One shot rang out and the boy dropped to the ground, a bullet was lodged in his forehead. He dropped like a rock, instantly dead.

Shawn saw the spot where the bullet penetrated the boy's head. He knew it would be a fatal wound the second Kim fired. Kim was ROK, a former member of the Army of the Republic of Korea. They were the toughest of the tough, the very best.

The older man made as if to raise his rifle, but Kim pulled back the hammer of his pistol. It made an ominous clicking sound. He took aim at the man's stomach, "Drop your rifle to the ground, and tell your comrades to do the same." Kim was using a dialect Shawn didn't clearly recognize, but understood its meaning clearly.

All the boys in the man's company dropped their weapons.

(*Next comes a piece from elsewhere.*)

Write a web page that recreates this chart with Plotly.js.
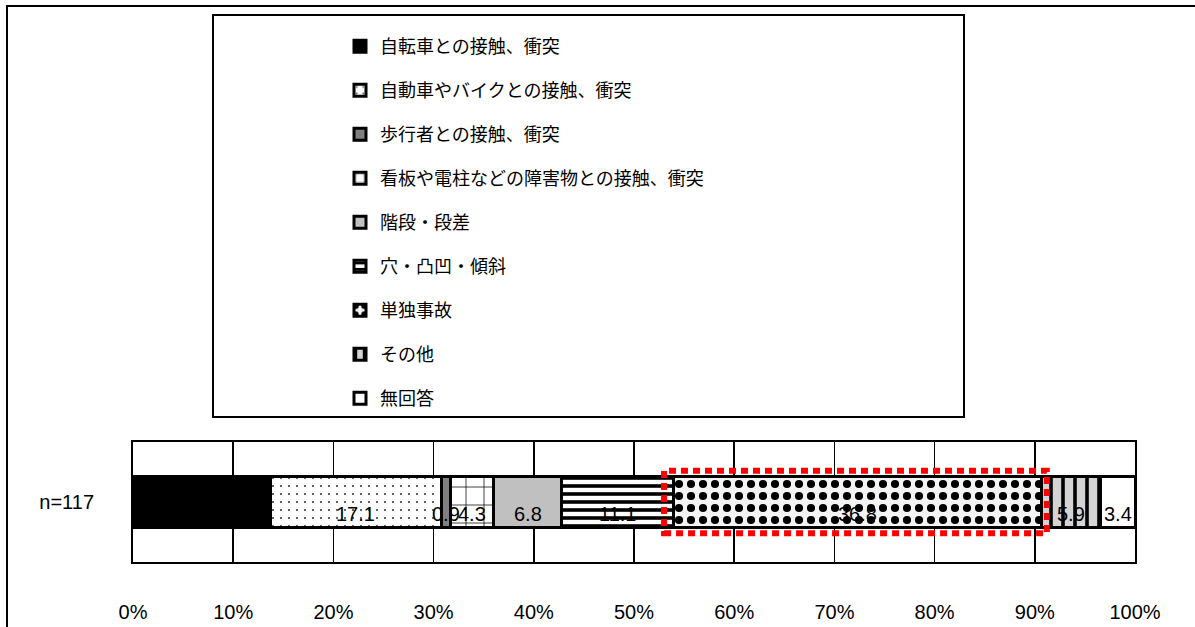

Kim kept his pistol trained on the older man's belly, "You are welcome to bring any of your sick or hungry to our camp. We will be glad to help them, but we cannot give away what doesn't belong to us." He gave the older man a look of genuine entreaty, "We're only here to help the people; nothing more nothing less. If you come here for help, we will help you. We ask no questions, we keep no records other than how many come and how many we help."

The older man offered no comment. He turned to his comrades and signaled for them to follow. They disappeared as quietly as they had come.

As soon as the group of men disappeared everyone breathed a sigh of relief.

Shawn asked, "Was that what I think it was?"